Secondo te sono utili gli uffici stampa?

“Se specializzati sicuramente sì. Purtroppo in Italia sono pochissimi e questo pesa nella comunicazione perché si tratta di un settore molto specifico nel quale le regole di marketing sono sicuramente valide solo se coniugate al modus operandi del comparto. Inoltre, rispetto a due o tre anni fa, saper stare sui social è diventato indispensabile. Consorzi e grandi gruppi farebbero bene a puntare su una risorsa interna che condivida la vita e il progetto su Twitter e Facebook. Le aziende piccole e medie, invece, devono solo essere se stesse e comunicare in prima persona.”

Non ci sono un po’ troppe manifestazioni dedicate al vino?

Finchè sono piene di gente e alle aziende conviene partecipare, direi di no.

Qual è il tuo sogno nel cassetto?

Un sistema paese in cui i territori siano specializzati e ben definiti come in Francia.

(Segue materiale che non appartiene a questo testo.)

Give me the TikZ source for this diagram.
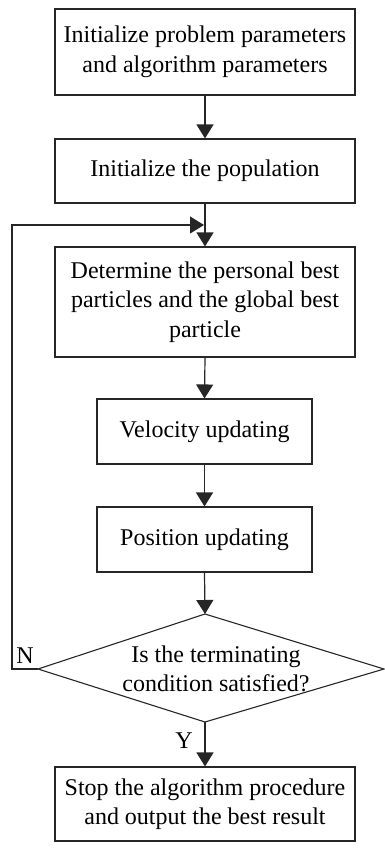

Ma questo non avverrà mai.

4 Commenti

  1. Dr.Pignataro lei è quanto mai contemporaneo nelle sue riflessioni, con uno sguardo rivolto al futuro.
    Chapeau!

  2. Godibilissimo,ma da domani che ognuno rientri nel suo ruolo.PS.D’accordo sul piedirosso.L’ultima emozione personalmente l’ho avuta da una bottiglia di questo vino prodotto nei campi flegrei :senza esagerare posso affermare che mi sembrava di bere un grande pinot noir.FM.

  3. Se mi è consentito vorrei fare una domanda al gentilissimo dottor Pignataro,che forde esula dall’argomento o forse no.Ecco,negli anni Sessanta mio padre gestiva un negozio di vini ed olii.io ragazzino ricordo che tra i vini imbottigliati .i soliti chianti(cecchi e ruffino)l’amabile Orvieto,il Frascati Marino e un qualche Valpolicella e Verdicchio,i vini Campani erano il Capri,ricordi il Lacrima Christi e casa DAmbra.Ebbene ogni settimana si scaricavano diverse botti di vino rosso proveniente dal Veneto,che poi veniva venduto sfuso come Terzigno con i famosi erogatori ! La domanda che ora io mi pongo a distanza d’anni è questa,ma tutto il vino che si produceva in campania che fine faceva? Grazie.